Throwing caution to the winds and ignoring the official ban and police warnings against cockfights, brand new cars with tinted glasses criss-crossed the Konaseema villages on Sunday afternoon, Bhogi day, carrying a host of political leaders and elected representatives – from sarpanches, to Mandal and Zilla Parishad Territorial Constituency members and MLAs.

Cutting across party lines and ‘barriers’ of caste and region, friends and relatives of Ministers, cricketers, former MLAs and Opposition leaders hailing from Telangana were invited to indulge themselves.

In Amalapuram rural mandal, represented by Minister P. Viswaroop, specially in Godilanka, Godi, Yedurlanka village in I. Polavaram mandal, Vedireswaram, Podagatlapalli in Ravulapalem mandal, Kothapeta, Razole, Sakhinetipalli mandals, colourful invitations were distributed by organisers to people to participate in the gambling.

The impact of increased prices of feed to rear roosters, steep increase in liquor prices have all led to a sharp increase in the stakes on the betting. Even people from small villages went on a spree, betting from a minimum of Rs. 2,500 up to Rs. 1 lakh a round.

No impact of warnings

The fights between the specially-bred and trained cocks are held in the fields with thousands watching the spectacle. Steel blades or knives are tied to the cocks’ legs and the fight is till the finish. Such is the craze that there are fights under floodlights too. “Through cockfights we net between Rs. 2 crore and Rs. 3 crore a day and liquor sales range between Rs. 1 lakh and 2 lakh a day,” said Suribabu, a village head. “We have sent our teams to arrest gamblers. We are doing our best,” said East Godavari Superintendent of Police P. Siva Sankar Reddy.

Eluru Special Correspodnent adds: Surrounded by paddy fields, a small patch, with hardly five acres, near I. Bhimavaram under Akiveedu mandal in West Godavari district looks like a bloody battlefield for the roosters poised to take a plunge into a deadly sport which began on Sunday.

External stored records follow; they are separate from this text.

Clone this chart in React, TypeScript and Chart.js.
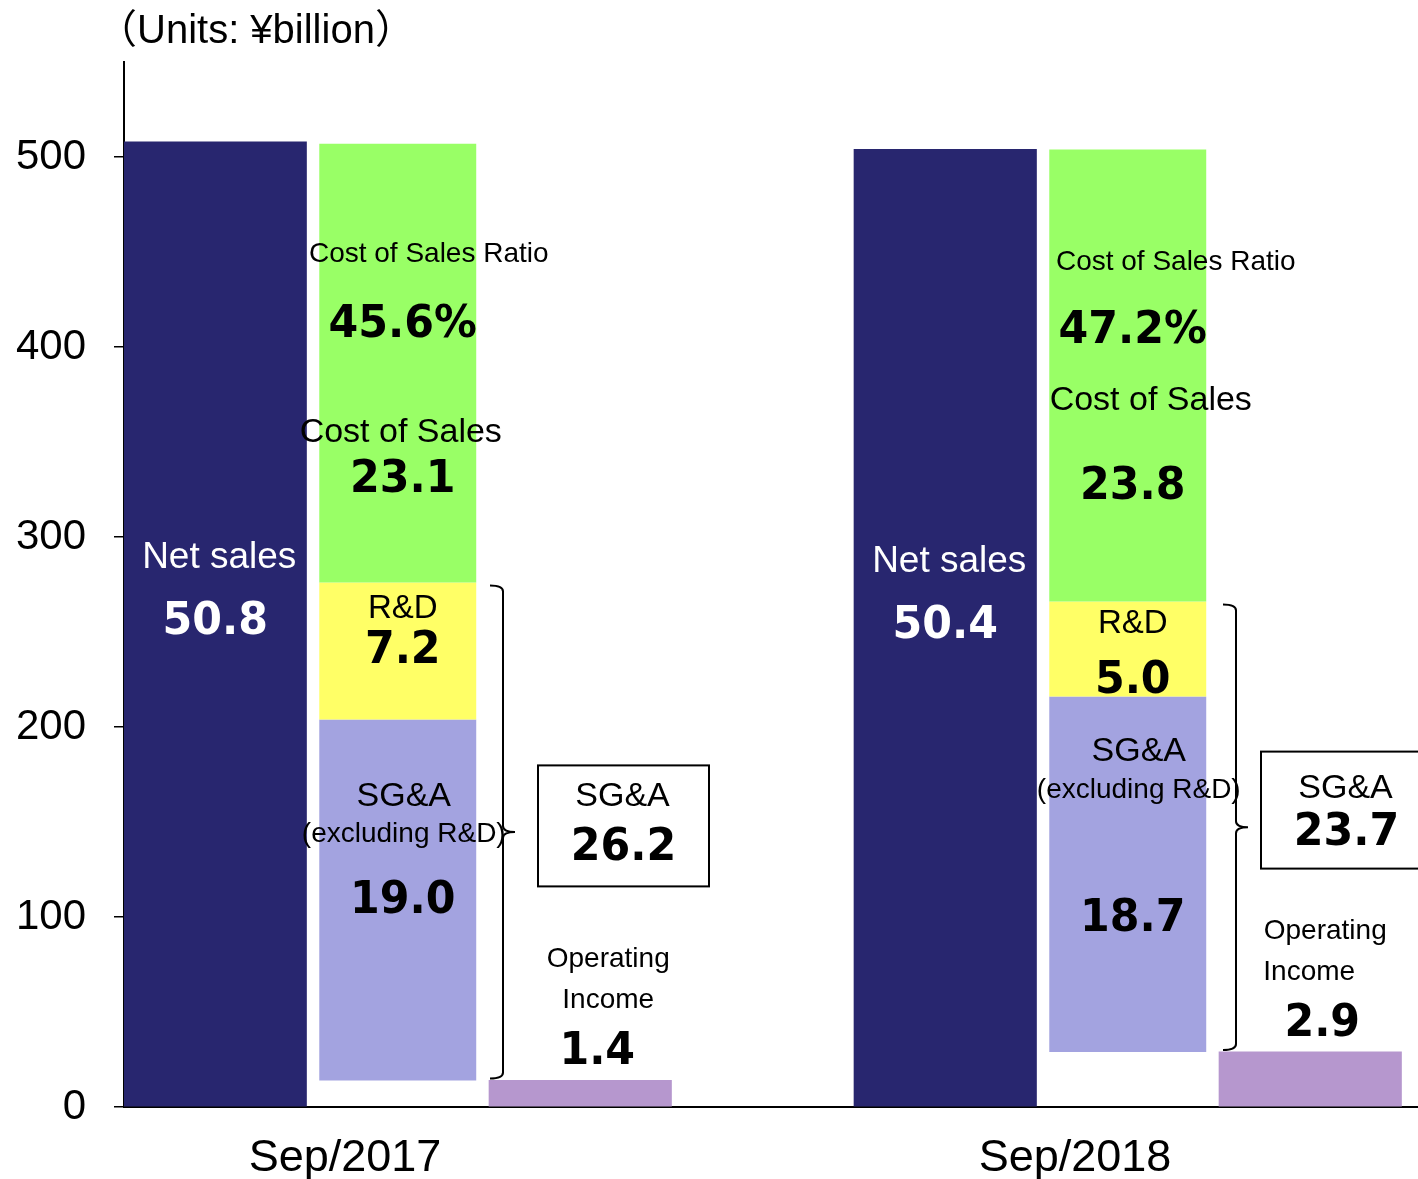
import React, { useEffect, useRef } from 'react';
import { Chart, registerables } from 'chart.js';

Chart.register(...registerables);

// ---- data (¥billion) ----
const categories = ['Sep/2017', 'Sep/2018'];
const netSales = [50.8, 50.4];
const costOfSales = [23.1, 23.8];
const costRatioLabels = ['45.6%', '47.2%'];
const rnd = [7.2, 5.0];
const sgaExRnd = [19.0, 18.7];
const operatingIncome = [1.4, 2.9];
const unitsTitle = '（Units: ¥billion）';
const yMax = 55;
const yStep = 10;
const yTickFactor = 10; // axis labels 0..500

const NAVY = '#28266F';
const GREEN = '#99FF66';
const YELLOW = '#FFFF66';
const LAVENDER = '#A3A3E0';
const PURPLE = '#B697CE';

const sgaFloat = categories.map((_, i) => [operatingIncome[i], operatingIncome[i] + sgaExRnd[i]]);
const rndFloat = categories.map((_, i) => [sgaFloat[i][1], sgaFloat[i][1] + rnd[i]]);
const costFloat = categories.map((_, i) => [rndFloat[i][1], rndFloat[i][1] + costOfSales[i]]);
const sgaTotal = categories.map((_, i) => rnd[i] + sgaExRnd[i]);

const LBL = (px: number) => `${px}px 'Liberation Sans', Arial, sans-serif`;
const NUM = `bold 45px 'DejaVu Sans', Verdana, sans-serif`;
const NUM_SX = 0.95;

const annotations = {
  id: 'annotations',
  afterDatasetsDraw(chart: any) {
    const ctx = chart.ctx as CanvasRenderingContext2D;
    const el = (d: number, i: number) =>
      chart.getDatasetMeta(d).data[i].getProps(['x', 'y', 'base', 'width'], true);
    const txt = (s: string, x: number, y: number, font: string, color = '#000', align: CanvasTextAlign = 'center', sx = 1) => {
      ctx.save();
      ctx.font = font;
      ctx.fillStyle = color;
      ctx.textAlign = align;
      ctx.textBaseline = 'middle';
      ctx.translate(x, y);
      ctx.scale(sx, 1);
      ctx.fillText(s, 0, 0);
      ctx.restore();
    };
    const num = (s: string, x: number, y: number, color = '#000') => txt(s, x, y, NUM, color, 'center', NUM_SX);

    // per-category layout offsets (pixels)
    const costDx = 5;
    const costRatioLblDy = [111, 113];
    const costRatioLblDx = [26, 43];
    const costRatioDy = [182, 182];
    const costNameDy = [289, 251];
    const costNameDx = [-2, 18];
    const costValDy = [337, 338];
    const rndNameDy = [26, 22];
    const rndValDy = [69, 80];
    const sgaNameDy = [77, 55];
    const sgaExclDy = [115, 94];
    const sgaValDy = [182, 223];
    const sgaDx = [1, 6];
    const braceDx = [1, 4];
    const boxDx = [49, 42];
    const boxDy = [46, 55];
    const boxH = [121, 117];
    const boxNameDy = [31, 37];
    const boxValDy = [83, 82];
    const opDx = [[28, 28, 17], [15, -1, 12]];

    categories.forEach((_, i) => {
      const net = el(0, i);
      const cost = el(1, i);
      const rd = el(2, i);
      const sg = el(3, i);
      const op = el(4, i);
      const cx = cost.x + costDx;

      // Net sales
      const netMid = (net.y + net.base) / 2;
      txt('Net sales', net.x + 4, netMid - 66, LBL(37), '#fff');
      num(netSales[i].toFixed(1), net.x, netMid - 2, '#fff');

      // Cost of sales
      txt('Cost of Sales Ratio', cx + costRatioLblDx[i], cost.y + costRatioLblDy[i], LBL(28));
      txt(costRatioLabels[i], cx, cost.y + costRatioDy[i], NUM, '#000', 'center', NUM_SX);
      txt('Cost of Sales', cx + costNameDx[i], cost.y + costNameDy[i], LBL(34));
      num(costOfSales[i].toFixed(1), cx, cost.y + costValDy[i]);

      // R&D
      txt('R&D', cx, rd.y + rndNameDy[i], LBL(33));
      num(rnd[i].toFixed(1), cx, rd.y + rndValDy[i]);

      // SG&A excluding R&D
      txt('SG&A', cx + sgaDx[i], sg.y + sgaNameDy[i], LBL(34));
      txt('(excluding R&D)', cx + sgaDx[i], sg.y + sgaExclDy[i], LBL(28));
      num(sgaExRnd[i].toFixed(1), cx, sg.y + sgaValDy[i]);

      // brace
      const opLeft = op.x - op.width / 2;
      const x0 = opLeft + braceDx[i];
      const x1 = x0 + 13;
      const top = rd.y + 3;
      const bottom = sg.base - 2;
      const mid = (top + bottom) / 2;
      const r = 6;
      ctx.save();
      ctx.strokeStyle = '#000';
      ctx.lineWidth = 2;
      ctx.beginPath();
      ctx.moveTo(x0, top);
      ctx.quadraticCurveTo(x1, top, x1, top + r);
      ctx.lineTo(x1, mid - r);
      ctx.quadraticCurveTo(x1, mid, x1 + 12, mid);
      ctx.quadraticCurveTo(x1, mid, x1, mid + r);
      ctx.lineTo(x1, bottom - r);
      ctx.quadraticCurveTo(x1, bottom, x0, bottom);
      ctx.stroke();

      // SG&A total box
      const bx = opLeft + boxDx[i];
      const by = sg.y + boxDy[i];
      const bw = 171;
      ctx.lineWidth = 2;
      ctx.strokeRect(bx, by, bw, boxH[i]);
      ctx.restore();
      txt('SG&A', bx + bw / 2 - 1, by + boxNameDy[i], LBL(34));
      num(sgaTotal[i].toFixed(1), bx + bw / 2, by + boxValDy[i]);

      // Operating income
      txt('Operating', op.x + opDx[i][0], op.y - 121, LBL(28));
      txt('Income', op.x + opDx[i][1], op.y - 80, LBL(28));
      num(operatingIncome[i].toFixed(1), op.x + opDx[i][2], op.y - 28);
    });
  },
  afterDraw(chart: any) {
    const ctx = chart.ctx as CanvasRenderingContext2D;
    ctx.save();
    ctx.font = `40px 'Liberation Sans', 'Noto Sans CJK JP', sans-serif`;
    ctx.fillStyle = '#000';
    ctx.textAlign = 'left';
    ctx.textBaseline = 'middle';
    ctx.fillText(unitsTitle, chart.chartArea.left - 27, 32);
    ctx.restore();
  },
};

export default function App() {
  const canvasRef = useRef<HTMLCanvasElement | null>(null);

  useEffect(() => {
    if (!canvasRef.current) return;
    const common = { categoryPercentage: 1, borderWidth: 0 };
    const chart = new Chart(canvasRef.current, {
      type: 'bar',
      data: {
        labels: categories,
        datasets: [
          { label: 'Net sales', data: netSales, backgroundColor: NAVY, stack: 'net', barPercentage: 1, ...common },
          { label: 'Cost of Sales', data: costFloat as any, backgroundColor: GREEN, stack: 'cost', barPercentage: 0.86, ...common },
          { label: 'R&D', data: rndFloat as any, backgroundColor: YELLOW, stack: 'cost', barPercentage: 0.86, ...common },
          { label: 'SG&A (excluding R&D)', data: sgaFloat as any, backgroundColor: LAVENDER, stack: 'cost', barPercentage: 0.86, ...common },
          { label: 'Operating Income', data: operatingIncome, backgroundColor: PURPLE, stack: 'op', barPercentage: 1, ...common },
          { label: '', data: categories.map(() => 0), backgroundColor: 'rgba(0,0,0,0)', stack: 'spacer', barPercentage: 1, ...common },
        ],
      },
      options: {
        animation: false,
        responsive: false,
        layout: { padding: { top: 62, right: 16, left: 0, bottom: 0 } },
        plugins: {
          legend: { display: false },
          tooltip: { enabled: false },
          title: { display: false },
        },
        scales: {
          x: {
            type: 'category',
            grid: { display: false },
            border: { display: true, color: '#000', width: 2 },
            ticks: {
              color: '#000',
              font: { family: "'Liberation Sans', Arial, sans-serif", size: 45 },
              padding: 17,
              labelOffset: -144,
              maxRotation: 0,
              autoSkip: false,
            },
            afterFit: (scale: any) => { scale.height = 72; },
          },
          y: {
            stacked: false,
            min: 0,
            max: yMax,
            grid: { display: true, drawOnChartArea: false, drawTicks: true, tickLength: 10, color: '#000', lineWidth: 1.5 },
            border: { display: true, color: '#000', width: 2 },
            ticks: {
              stepSize: yStep,
              color: '#000',
              padding: 28,
              font: { family: "'Liberation Sans', Arial, sans-serif", size: 42 },
              callback: (v: any) => String(Number(v) * yTickFactor),
            },
            afterBuildTicks: (scale: any) => {
              scale.ticks = scale.ticks.filter((t: any) => t.value <= 50);
            },
            afterFit: (scale: any) => { scale.width = 124; },
          },
        },
      } as any,
      plugins: [annotations],
    });
    return () => chart.destroy();
  }, []);

  return (
    <div style={{ position: 'fixed', left: 0, top: 0, width: 1418, height: 1179, overflow: 'hidden', background: '#fff' }}>
      <canvas ref={canvasRef} width={1600} height={1179} style={{ display: 'block' }} />
    </div>
  );
}
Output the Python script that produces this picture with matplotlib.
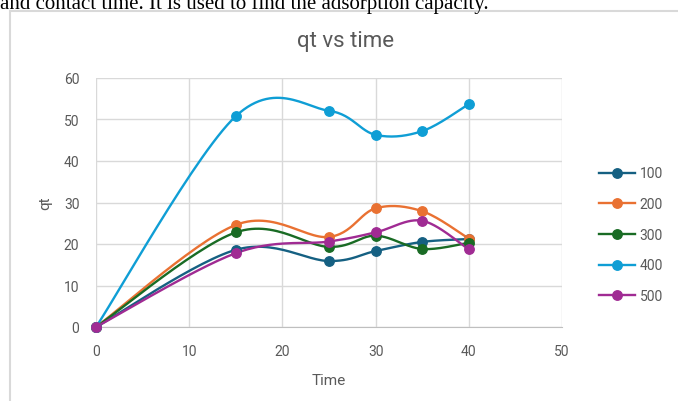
import numpy as np
import matplotlib
matplotlib.use("Agg")
import matplotlib.pyplot as plt
from matplotlib.patches import Rectangle

time = [0, 15, 25, 30, 35, 40]
series_names = ["100", "200", "300", "400", "500"]
q100 = [0, 18.6, 15.9, 18.3, 20.5, 21.2]
q200 = [0, 24.6, 21.7, 28.6, 27.9, 21.3]
q300 = [0, 22.8, 19.3, 22.0, 18.8, 20.3]
q400 = [0, 50.8, 52.1, 46.3, 47.2, 53.7]
q500 = [0, 17.8, 20.6, 22.8, 25.6, 18.7]
colors = ["#156082", "#E97132", "#196B24", "#0F9ED5", "#A02B93"]

plt.rcParams["font.family"] = ["Roboto", "DejaVu Sans"]

W, H = 678, 402
fig = plt.figure(figsize=(W / 100, H / 100), dpi=100)

def smooth(x, y, n=30):
    # Excel-like smoothing: cubic Bezier with Catmull-Rom control points
    x = np.asarray(x, float); y = np.asarray(y, float)
    px, py = [], []
    m = len(x)
    for i in range(m - 1):
        x0, y0 = (x[i - 1], y[i - 1]) if i > 0 else (x[i], y[i])
        x3, y3 = (x[i + 2], y[i + 2]) if i + 2 < m else (x[i + 1], y[i + 1])
        c1 = (x[i] + (x[i + 1] - x0) / 6, y[i] + (y[i + 1] - y0) / 6)
        c2 = (x[i + 1] - (x3 - x[i]) / 6, y[i + 1] - (y3 - y[i]) / 6)
        t = np.linspace(0, 1, n)
        bx = (1 - t) ** 3 * x[i] + 3 * (1 - t) ** 2 * t * c1[0] + 3 * (1 - t) * t ** 2 * c2[0] + t ** 3 * x[i + 1]
        by = (1 - t) ** 3 * y[i] + 3 * (1 - t) ** 2 * t * c1[1] + 3 * (1 - t) * t ** 2 * c2[1] + t ** 3 * y[i + 1]
        px.extend(bx); py.extend(by)
    return np.array(px), np.array(py)

# chart border
fig.patches.append(Rectangle((10 / W, -0.1), 1.2, (H - 12) / H + 0.1, transform=fig.transFigure,
                             fill=False, edgecolor="#d9d9d9", linewidth=1.5))
# top text (partially cut, as in the source page)
fig.text(0 / W, 1 - 9 / H, "and contact time. It is used to find the adsorption capacity.",
         fontsize=15, family="Liberation Serif", color="black", va="baseline", ha="left")

ax = fig.add_axes([96 / W, 1 - 328 / H, 466 / W, 249 / H])
for name, ys, c in zip(series_names, [q100, q200, q300, q400, q500], colors):
    sx, sy = smooth(time, ys)
    ax.plot(sx, sy, color=c, lw=1.7, solid_capstyle="round", zorder=3)
    ax.plot(time, ys, linestyle="none", marker="o", ms=6.8, color=c, zorder=4)
    ax.plot([], [], color=c, lw=1.7, marker="o", ms=6.8, label=name)

ax.set_xlim(0, 50)
ax.set_ylim(0, 60)
ax.set_xticks(range(0, 51, 10))
ax.set_yticks(range(0, 61, 10))
ax.grid(True, color="#d9d9d9", lw=1)
ax.set_axisbelow(True)
for s in ["top", "right", "left"]:
    ax.spines[s].set_visible(False)
ax.spines["bottom"].set_color("#bfbfbf")
ax.tick_params(length=0, labelsize=10, labelcolor="#595959")
ax.tick_params(axis="y", pad=12)
ax.tick_params(axis="x", pad=12)
ax.set_xlabel("Time", fontsize=11, color="#595959", labelpad=11)
ax.set_ylabel("qt", fontsize=11, color="#595959", labelpad=8)
for l in ax.lines:
    l.set_clip_on(False)

fig.text(346 / W, 1 - 42 / H, "qt vs time", fontsize=16, color="#595959", ha="center", va="center")

leg = fig.legend(loc="upper left", bbox_to_anchor=(586 / W, 1 - 155 / H), frameon=False,
                 fontsize=10, labelspacing=1.2, handlelength=2.6, handletextpad=0.35)
for t in leg.get_texts():
    t.set_color("#595959")

fig.savefig("out.png", dpi=100)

It, however, seems to be a source of fun for onlookers, a prospective business for vendors, and high-stake gambling for betters.

Half a dozen battlegrounds, small and big, for hosting cockfights, rows of roosters in pens seemingly waiting for their turn for the do-or-die battle, gambling dens, liquor outlets, biryani stalls, etc. make it the most happening place. Cockfights in this village located on the banks of the Upputeru creek mean high-stake gambling, attracting high-profile betters.

It cannot be anymore deplorable! Really!